=== Task description ===
Quote all of the data exactly as given. Skip every picture it contains.

=== Dataset content ===
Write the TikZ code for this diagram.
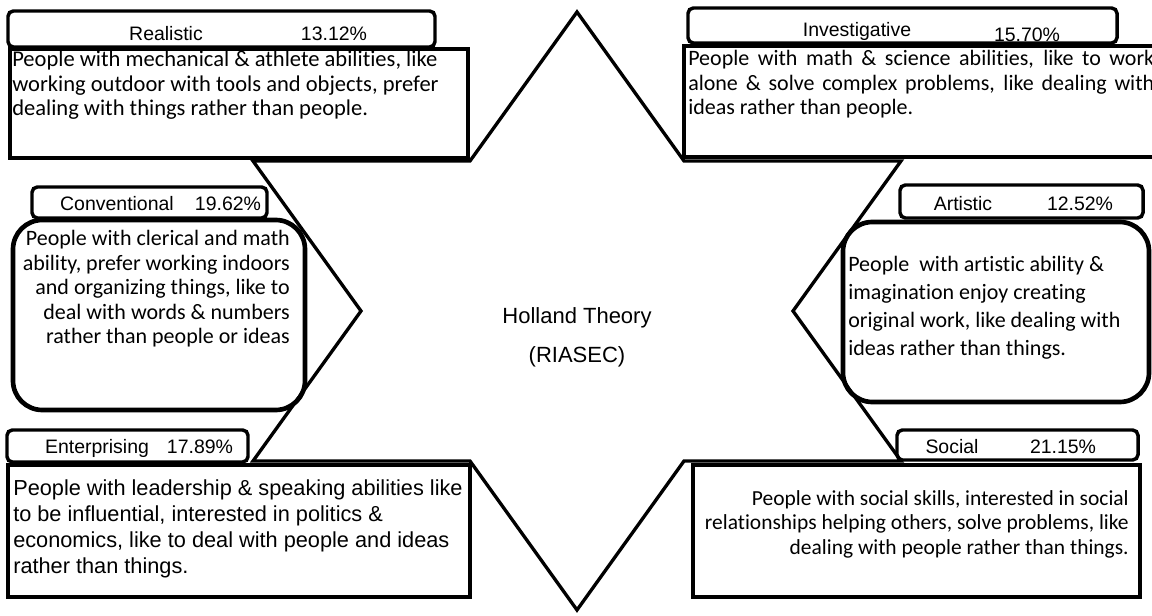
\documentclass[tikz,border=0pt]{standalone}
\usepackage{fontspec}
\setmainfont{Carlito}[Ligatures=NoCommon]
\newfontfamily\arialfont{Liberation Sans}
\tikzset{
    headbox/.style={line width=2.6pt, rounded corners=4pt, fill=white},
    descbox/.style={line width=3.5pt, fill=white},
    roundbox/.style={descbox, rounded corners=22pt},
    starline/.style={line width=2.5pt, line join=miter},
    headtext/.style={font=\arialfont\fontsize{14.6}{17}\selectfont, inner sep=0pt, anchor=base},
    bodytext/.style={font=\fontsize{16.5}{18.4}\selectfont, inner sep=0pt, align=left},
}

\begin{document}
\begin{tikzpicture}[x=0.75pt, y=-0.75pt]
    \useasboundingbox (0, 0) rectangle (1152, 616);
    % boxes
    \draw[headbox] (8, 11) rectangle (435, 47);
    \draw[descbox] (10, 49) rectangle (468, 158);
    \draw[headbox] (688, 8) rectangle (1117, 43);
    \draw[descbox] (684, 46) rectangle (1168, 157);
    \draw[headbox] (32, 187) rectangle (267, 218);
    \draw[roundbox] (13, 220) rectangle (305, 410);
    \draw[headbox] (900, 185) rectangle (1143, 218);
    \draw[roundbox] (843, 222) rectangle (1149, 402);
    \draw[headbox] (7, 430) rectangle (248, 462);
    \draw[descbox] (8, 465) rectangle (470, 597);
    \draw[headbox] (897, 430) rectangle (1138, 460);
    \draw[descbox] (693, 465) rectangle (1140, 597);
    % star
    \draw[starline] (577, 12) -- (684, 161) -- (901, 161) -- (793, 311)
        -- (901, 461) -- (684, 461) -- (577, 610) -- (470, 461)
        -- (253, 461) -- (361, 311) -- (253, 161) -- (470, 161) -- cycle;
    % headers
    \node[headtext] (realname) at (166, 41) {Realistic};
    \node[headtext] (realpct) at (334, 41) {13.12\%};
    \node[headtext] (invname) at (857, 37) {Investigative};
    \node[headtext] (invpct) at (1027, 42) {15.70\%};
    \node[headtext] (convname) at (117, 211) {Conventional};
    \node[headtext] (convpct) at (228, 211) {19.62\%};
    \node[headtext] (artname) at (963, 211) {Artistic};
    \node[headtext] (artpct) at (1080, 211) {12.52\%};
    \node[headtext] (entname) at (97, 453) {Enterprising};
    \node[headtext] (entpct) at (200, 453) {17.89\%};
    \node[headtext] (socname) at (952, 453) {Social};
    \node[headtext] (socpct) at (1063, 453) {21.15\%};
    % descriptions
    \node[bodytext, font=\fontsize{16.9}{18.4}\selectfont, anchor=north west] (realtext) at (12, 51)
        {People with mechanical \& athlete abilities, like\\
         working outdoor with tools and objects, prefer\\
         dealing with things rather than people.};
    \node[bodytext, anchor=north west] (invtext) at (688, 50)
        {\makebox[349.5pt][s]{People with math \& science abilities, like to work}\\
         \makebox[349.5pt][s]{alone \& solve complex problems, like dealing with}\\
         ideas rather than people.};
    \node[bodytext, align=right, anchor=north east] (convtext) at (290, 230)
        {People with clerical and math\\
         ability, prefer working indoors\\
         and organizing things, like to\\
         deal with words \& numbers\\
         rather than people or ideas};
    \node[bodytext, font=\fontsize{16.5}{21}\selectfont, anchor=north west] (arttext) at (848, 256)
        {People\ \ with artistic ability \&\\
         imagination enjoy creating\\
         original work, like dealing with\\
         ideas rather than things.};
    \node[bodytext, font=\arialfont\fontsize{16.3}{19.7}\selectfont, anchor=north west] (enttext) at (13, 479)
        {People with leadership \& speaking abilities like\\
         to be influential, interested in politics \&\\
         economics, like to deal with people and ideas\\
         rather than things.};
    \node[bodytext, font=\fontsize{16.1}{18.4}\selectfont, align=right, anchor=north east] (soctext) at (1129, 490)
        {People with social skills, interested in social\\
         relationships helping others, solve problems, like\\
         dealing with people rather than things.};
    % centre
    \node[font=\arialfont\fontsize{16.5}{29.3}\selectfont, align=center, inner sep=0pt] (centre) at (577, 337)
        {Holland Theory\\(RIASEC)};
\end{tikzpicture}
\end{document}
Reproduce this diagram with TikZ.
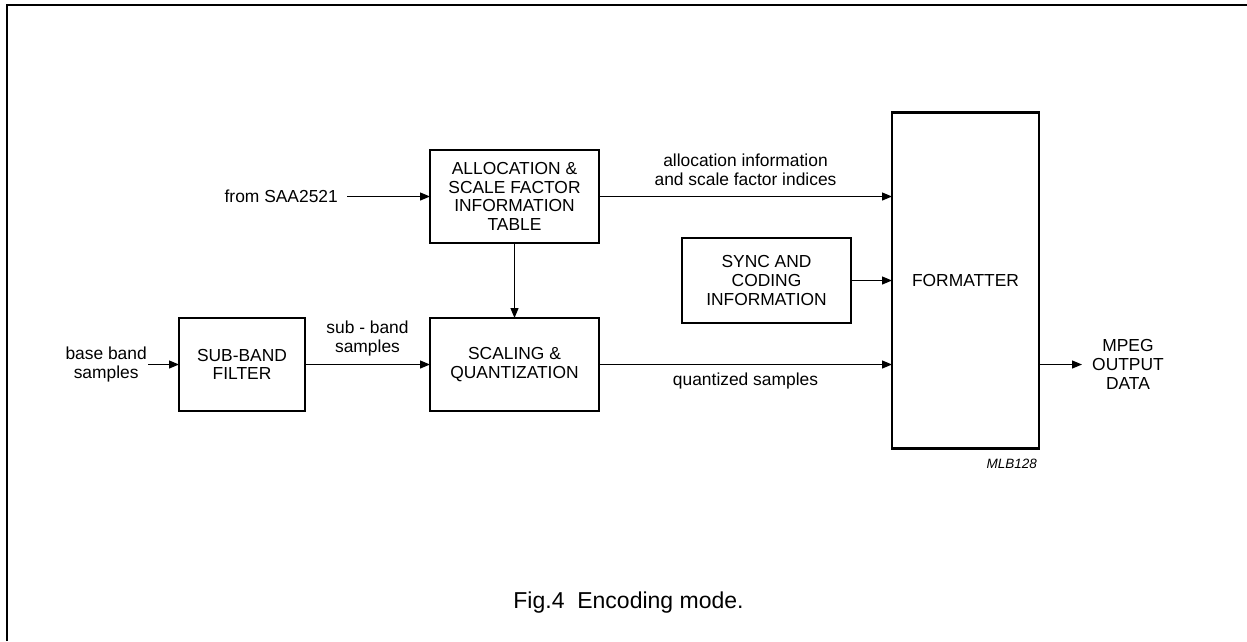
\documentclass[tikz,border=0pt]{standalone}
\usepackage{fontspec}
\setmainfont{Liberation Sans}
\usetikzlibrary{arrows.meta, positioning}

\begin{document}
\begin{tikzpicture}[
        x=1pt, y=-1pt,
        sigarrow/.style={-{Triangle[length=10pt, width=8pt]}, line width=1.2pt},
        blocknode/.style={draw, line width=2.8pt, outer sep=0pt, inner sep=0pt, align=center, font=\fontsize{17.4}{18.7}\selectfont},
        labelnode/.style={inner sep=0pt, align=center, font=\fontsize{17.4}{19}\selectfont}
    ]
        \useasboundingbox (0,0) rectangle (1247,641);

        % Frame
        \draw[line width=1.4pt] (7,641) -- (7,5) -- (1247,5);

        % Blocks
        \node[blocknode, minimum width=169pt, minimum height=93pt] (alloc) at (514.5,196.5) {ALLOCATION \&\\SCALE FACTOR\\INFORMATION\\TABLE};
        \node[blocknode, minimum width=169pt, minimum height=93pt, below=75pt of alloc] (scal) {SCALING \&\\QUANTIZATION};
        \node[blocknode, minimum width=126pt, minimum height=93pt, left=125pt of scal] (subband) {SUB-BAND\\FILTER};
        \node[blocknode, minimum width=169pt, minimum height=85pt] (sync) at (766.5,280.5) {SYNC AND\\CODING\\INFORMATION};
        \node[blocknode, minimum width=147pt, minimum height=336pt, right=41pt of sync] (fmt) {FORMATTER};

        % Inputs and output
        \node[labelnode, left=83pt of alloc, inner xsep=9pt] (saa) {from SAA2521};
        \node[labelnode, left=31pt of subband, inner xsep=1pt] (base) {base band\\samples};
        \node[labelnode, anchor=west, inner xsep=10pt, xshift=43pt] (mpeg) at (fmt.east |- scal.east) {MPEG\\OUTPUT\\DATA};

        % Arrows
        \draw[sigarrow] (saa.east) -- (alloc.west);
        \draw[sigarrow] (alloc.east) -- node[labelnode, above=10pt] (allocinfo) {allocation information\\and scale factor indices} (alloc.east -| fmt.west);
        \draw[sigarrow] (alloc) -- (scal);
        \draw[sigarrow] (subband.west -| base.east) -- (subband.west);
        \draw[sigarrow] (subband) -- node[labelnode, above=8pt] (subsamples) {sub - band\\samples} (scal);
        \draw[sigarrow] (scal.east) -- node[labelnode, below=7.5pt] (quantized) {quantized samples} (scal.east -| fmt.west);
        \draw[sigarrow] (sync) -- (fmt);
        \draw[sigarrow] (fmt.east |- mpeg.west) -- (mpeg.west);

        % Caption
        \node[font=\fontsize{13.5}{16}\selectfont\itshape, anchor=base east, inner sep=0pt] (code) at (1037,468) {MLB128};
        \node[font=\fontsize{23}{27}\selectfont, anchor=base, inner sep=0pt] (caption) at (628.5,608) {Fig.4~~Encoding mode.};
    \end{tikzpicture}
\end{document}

=== Complete response ===
Write the TikZ code for this diagram.
\documentclass[tikz,border=0pt]{standalone}
\usepackage{fontspec}
\setmainfont{Carlito}[Ligatures=NoCommon]
\newfontfamily\arialfont{Liberation Sans}
\tikzset{
    headbox/.style={line width=2.6pt, rounded corners=4pt, fill=white},
    descbox/.style={line width=3.5pt, fill=white},
    roundbox/.style={descbox, rounded corners=22pt},
    starline/.style={line width=2.5pt, line join=miter},
    headtext/.style={font=\arialfont\fontsize{14.6}{17}\selectfont, inner sep=0pt, anchor=base},
    bodytext/.style={font=\fontsize{16.5}{18.4}\selectfont, inner sep=0pt, align=left},
}

\begin{document}
\begin{tikzpicture}[x=0.75pt, y=-0.75pt]
    \useasboundingbox (0, 0) rectangle (1152, 616);
    % boxes
    \draw[headbox] (8, 11) rectangle (435, 47);
    \draw[descbox] (10, 49) rectangle (468, 158);
    \draw[headbox] (688, 8) rectangle (1117, 43);
    \draw[descbox] (684, 46) rectangle (1168, 157);
    \draw[headbox] (32, 187) rectangle (267, 218);
    \draw[roundbox] (13, 220) rectangle (305, 410);
    \draw[headbox] (900, 185) rectangle (1143, 218);
    \draw[roundbox] (843, 222) rectangle (1149, 402);
    \draw[headbox] (7, 430) rectangle (248, 462);
    \draw[descbox] (8, 465) rectangle (470, 597);
    \draw[headbox] (897, 430) rectangle (1138, 460);
    \draw[descbox] (693, 465) rectangle (1140, 597);
    % star
    \draw[starline] (577, 12) -- (684, 161) -- (901, 161) -- (793, 311)
        -- (901, 461) -- (684, 461) -- (577, 610) -- (470, 461)
        -- (253, 461) -- (361, 311) -- (253, 161) -- (470, 161) -- cycle;
    % headers
    \node[headtext] (realname) at (166, 41) {Realistic};
    \node[headtext] (realpct) at (334, 41) {13.12\%};
    \node[headtext] (invname) at (857, 37) {Investigative};
    \node[headtext] (invpct) at (1027, 42) {15.70\%};
    \node[headtext] (convname) at (117, 211) {Conventional};
    \node[headtext] (convpct) at (228, 211) {19.62\%};
    \node[headtext] (artname) at (963, 211) {Artistic};
    \node[headtext] (artpct) at (1080, 211) {12.52\%};
    \node[headtext] (entname) at (97, 453) {Enterprising};
    \node[headtext] (entpct) at (200, 453) {17.89\%};
    \node[headtext] (socname) at (952, 453) {Social};
    \node[headtext] (socpct) at (1063, 453) {21.15\%};
    % descriptions
    \node[bodytext, font=\fontsize{16.9}{18.4}\selectfont, anchor=north west] (realtext) at (12, 51)
        {People with mechanical \& athlete abilities, like\\
         working outdoor with tools and objects, prefer\\
         dealing with things rather than people.};
    \node[bodytext, anchor=north west] (invtext) at (688, 50)
        {\makebox[349.5pt][s]{People with math \& science abilities, like to work}\\
         \makebox[349.5pt][s]{alone \& solve complex problems, like dealing with}\\
         ideas rather than people.};
    \node[bodytext, align=right, anchor=north east] (convtext) at (290, 230)
        {People with clerical and math\\
         ability, prefer working indoors\\
         and organizing things, like to\\
         deal with words \& numbers\\
         rather than people or ideas};
    \node[bodytext, font=\fontsize{16.5}{21}\selectfont, anchor=north west] (arttext) at (848, 256)
        {People\ \ with artistic ability \&\\
         imagination enjoy creating\\
         original work, like dealing with\\
         ideas rather than things.};
    \node[bodytext, font=\arialfont\fontsize{16.3}{19.7}\selectfont, anchor=north west] (enttext) at (13, 479)
        {People with leadership \& speaking abilities like\\
         to be influential, interested in politics \&\\
         economics, like to deal with people and ideas\\
         rather than things.};
    \node[bodytext, font=\fontsize{16.1}{18.4}\selectfont, align=right, anchor=north east] (soctext) at (1129, 490)
        {People with social skills, interested in social\\
         relationships helping others, solve problems, like\\
         dealing with people rather than things.};
    % centre
    \node[font=\arialfont\fontsize{16.5}{29.3}\selectfont, align=center, inner sep=0pt] (centre) at (577, 337)
        {Holland Theory\\(RIASEC)};
\end{tikzpicture}
\end{document}
Reproduce this diagram with TikZ.
\documentclass[tikz,border=0pt]{standalone}
\usepackage{fontspec}
\setmainfont{Liberation Sans}
\usetikzlibrary{arrows.meta, positioning}

\begin{document}
\begin{tikzpicture}[
        x=1pt, y=-1pt,
        sigarrow/.style={-{Triangle[length=10pt, width=8pt]}, line width=1.2pt},
        blocknode/.style={draw, line width=2.8pt, outer sep=0pt, inner sep=0pt, align=center, font=\fontsize{17.4}{18.7}\selectfont},
        labelnode/.style={inner sep=0pt, align=center, font=\fontsize{17.4}{19}\selectfont}
    ]
        \useasboundingbox (0,0) rectangle (1247,641);

        % Frame
        \draw[line width=1.4pt] (7,641) -- (7,5) -- (1247,5);

        % Blocks
        \node[blocknode, minimum width=169pt, minimum height=93pt] (alloc) at (514.5,196.5) {ALLOCATION \&\\SCALE FACTOR\\INFORMATION\\TABLE};
        \node[blocknode, minimum width=169pt, minimum height=93pt, below=75pt of alloc] (scal) {SCALING \&\\QUANTIZATION};
        \node[blocknode, minimum width=126pt, minimum height=93pt, left=125pt of scal] (subband) {SUB-BAND\\FILTER};
        \node[blocknode, minimum width=169pt, minimum height=85pt] (sync) at (766.5,280.5) {SYNC AND\\CODING\\INFORMATION};
        \node[blocknode, minimum width=147pt, minimum height=336pt, right=41pt of sync] (fmt) {FORMATTER};

        % Inputs and output
        \node[labelnode, left=83pt of alloc, inner xsep=9pt] (saa) {from SAA2521};
        \node[labelnode, left=31pt of subband, inner xsep=1pt] (base) {base band\\samples};
        \node[labelnode, anchor=west, inner xsep=10pt, xshift=43pt] (mpeg) at (fmt.east |- scal.east) {MPEG\\OUTPUT\\DATA};

        % Arrows
        \draw[sigarrow] (saa.east) -- (alloc.west);
        \draw[sigarrow] (alloc.east) -- node[labelnode, above=10pt] (allocinfo) {allocation information\\and scale factor indices} (alloc.east -| fmt.west);
        \draw[sigarrow] (alloc) -- (scal);
        \draw[sigarrow] (subband.west -| base.east) -- (subband.west);
        \draw[sigarrow] (subband) -- node[labelnode, above=8pt] (subsamples) {sub - band\\samples} (scal);
        \draw[sigarrow] (scal.east) -- node[labelnode, below=7.5pt] (quantized) {quantized samples} (scal.east -| fmt.west);
        \draw[sigarrow] (sync) -- (fmt);
        \draw[sigarrow] (fmt.east |- mpeg.west) -- (mpeg.west);

        % Caption
        \node[font=\fontsize{13.5}{16}\selectfont\itshape, anchor=base east, inner sep=0pt] (code) at (1037,468) {MLB128};
        \node[font=\fontsize{23}{27}\selectfont, anchor=base, inner sep=0pt] (caption) at (628.5,608) {Fig.4~~Encoding mode.};
    \end{tikzpicture}
\end{document}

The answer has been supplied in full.